Il y a du jacobin chez M. Zhu. Il aime à endosser la tunique du soldat de l'Etat ferraillant contre les grands ducs. Cela fera-t-il de lui l'homme de la réforme politique, ce chantier inachevé qui a déjà englouti dans ses fosses les ingénieurs les mieux inspirés ? Il serait assurément très risqué d'attendre de sa seule nomination des miracles en matière de démocratisation. Mais on peut à tout le moins escompter des initiatives sur le terrain de l'Etat de droit. Ce combat-là l'intéresse. Il l'a montré à Shanghai en traquant sans merci les apparatchiks corrompus.

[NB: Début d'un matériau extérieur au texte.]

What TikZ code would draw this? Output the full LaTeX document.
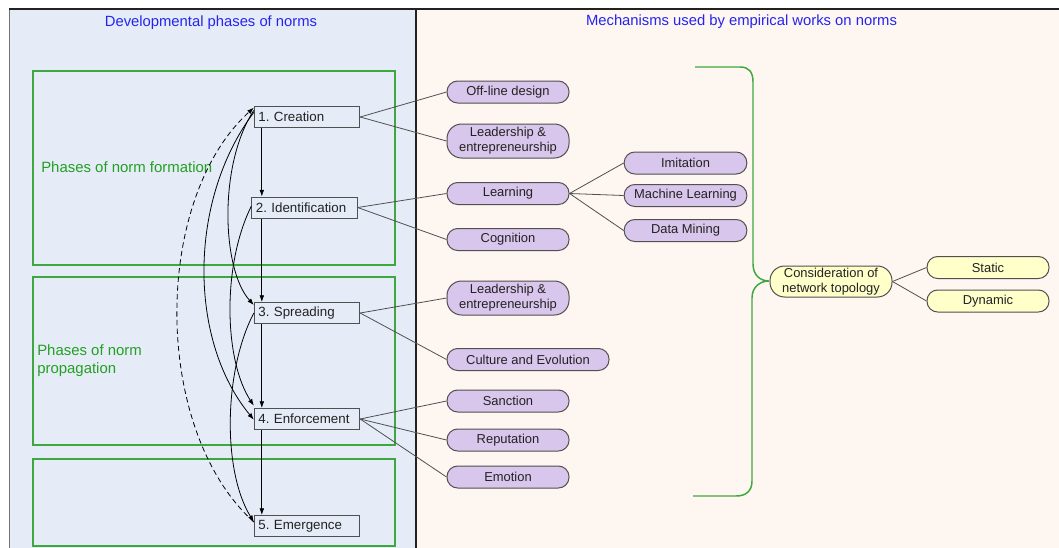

Fera-t-il preuve de la même audace sur l'autre dossier politique qui l'attend : le débat autour d'une révision du jugement officiel sur le mouvement démocratique de 1989, toujours considéré comme "contre-révolutionnaire" par le régime ? A l'époque maire de Shanghai, M. Zhu s'était acquis le respect des étudiants en multipliant les prévenances pour éviter le drame. Au lendemain du massacre de Pékin, une phrase délibérément ambiguë "La vérité finit toujours pas sortir" lui avait valu la haine des conservateurs de l'appareil. Certains d'entre eux, notamment son prédécesseur Li Peng, aujourd'hui président de l'Assemblée nationale populaire, sont toujours là et veillent au grain. Lui laisseront-ils les mains libres ? On a toutes les raisons d'être sceptiques.